1.3 "Trump & DACA"

1. Why is President Trump taking action over Labor Day Weekend?
            This is because if Trump didn’t end DACA before September 5, a group of state attorneys general, led by Texas, threatened to sue to do it for him.
2. Who was the DREAM Act intended to benefit?
            DACA is a program intended to protect DREAMers who are unauthorized immigrants brought to the US as children.
3. What did DACA do to help these same people?
            While it didn’t give them a path to citizenship, DACA offered DREAMers a temporary grant of protection from deportation and a permit to work legally in the US.
4. What requirements do people have to meet in order to be eligible for DACA?
            To apply for DACA, immigrants have to have come to the US before 2007, and have been 15 or younger when they arrived and younger than 31 when DACA was created in June 2012. They had to have a nearly spotless criminal record and be enrolled in high school or have a high school diploma or equivalent. And most omportantly, they have to apply.
5. How was the original DREAM Act a compromise on the immigration issue?
            It was a compromise because it did not deport them like conservatives would’ve wanted, but it also did not give them citizenship. It was a middle ground allowing them to have temporary work permits in the US.
6. Why is education hard to obtain for people who would qualify for DACA?
            Education is hard to obtain because they could not fill out financial aid forms for college, because they didn’t have Social Security numbers.
7. How do these obstacles cause people to "adjust their expectations"?
            These obstacles lead to many losing motivation to succeed in school or pursue high-status careers, because they can’t imagine how it would be possible for an “illegal immigrant” to succeed.
8. Why is it important to note that 25% of DACA recipients have a US born child?
            This is very important to note because it means that their children are US Citizens although they are not.
9. When Obama created the policy in 2012, what did it actually do?
            It allowed young unauthorized immigrants who meet certain criteria to apply for a commitment from the federal government for "deferred action for two years and also receive a work permit.

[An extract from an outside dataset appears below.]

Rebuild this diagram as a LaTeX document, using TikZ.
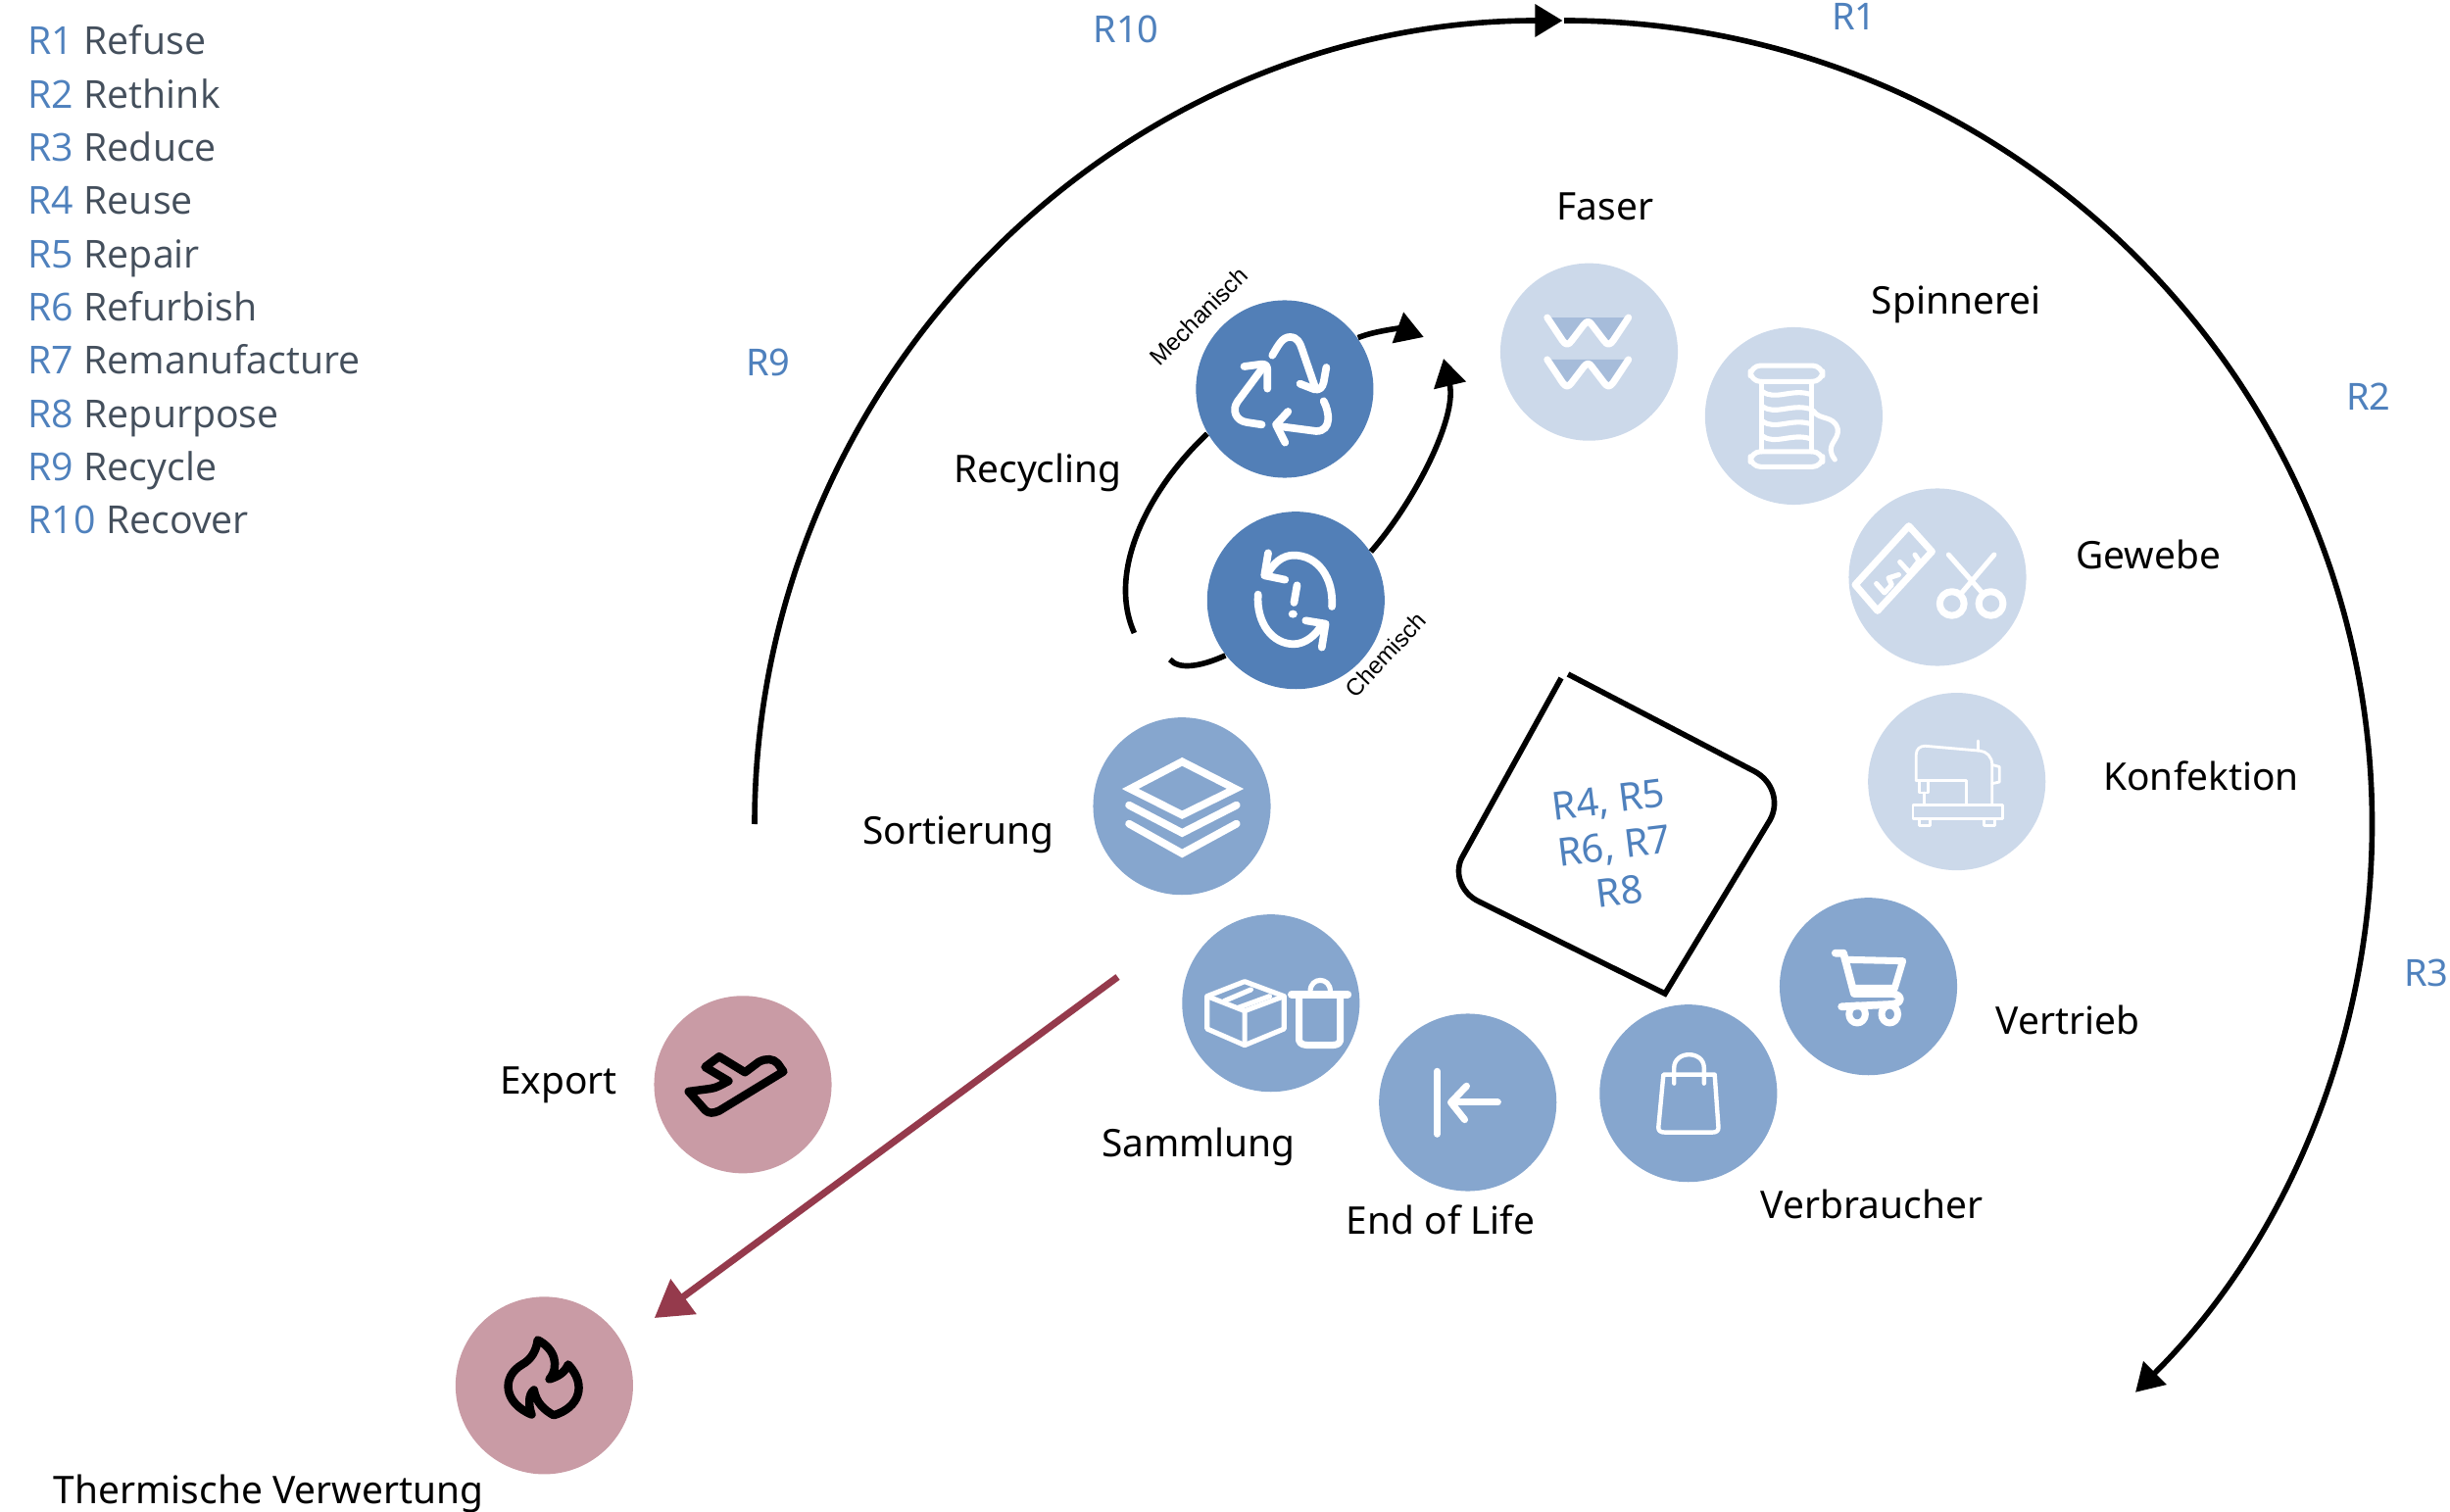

10. What economic impact did DACA have on those who qualified for it?
            Immigrants who’ve received DACA protections have been able to go further, educationally and economically, than other unauthorized immigrants or what they would have without DACA.
11. What are the states suing the federal government for?
            The states want to ask a federal judge who already ruled one Obama-era deferred action program unconstitutional, the Deferred Action for Parents of Americans program, or DAPA, which was stopped before going into effect in 2015, to do the same for DACA.
12. What happens to people protected by DACA if Trump ends it?
            Immigrants working full-time jobs would have to leave them to comply with the law, or continue working at legal risk to themselves and their employers. Immigrants in school would be able to remain enrolled, in nearly all cases, but some might have trouble retaining their financial aid for the rest of their educations; on top of that there is still the threat of deportation.
13.How did the DACA program make it easier to deport these people now?
            Because DACA recipients gave extensive personal information to the government when they applied, many of them can easily be tracked down, arrested, and placed in deportation proceedings once their DACA expires.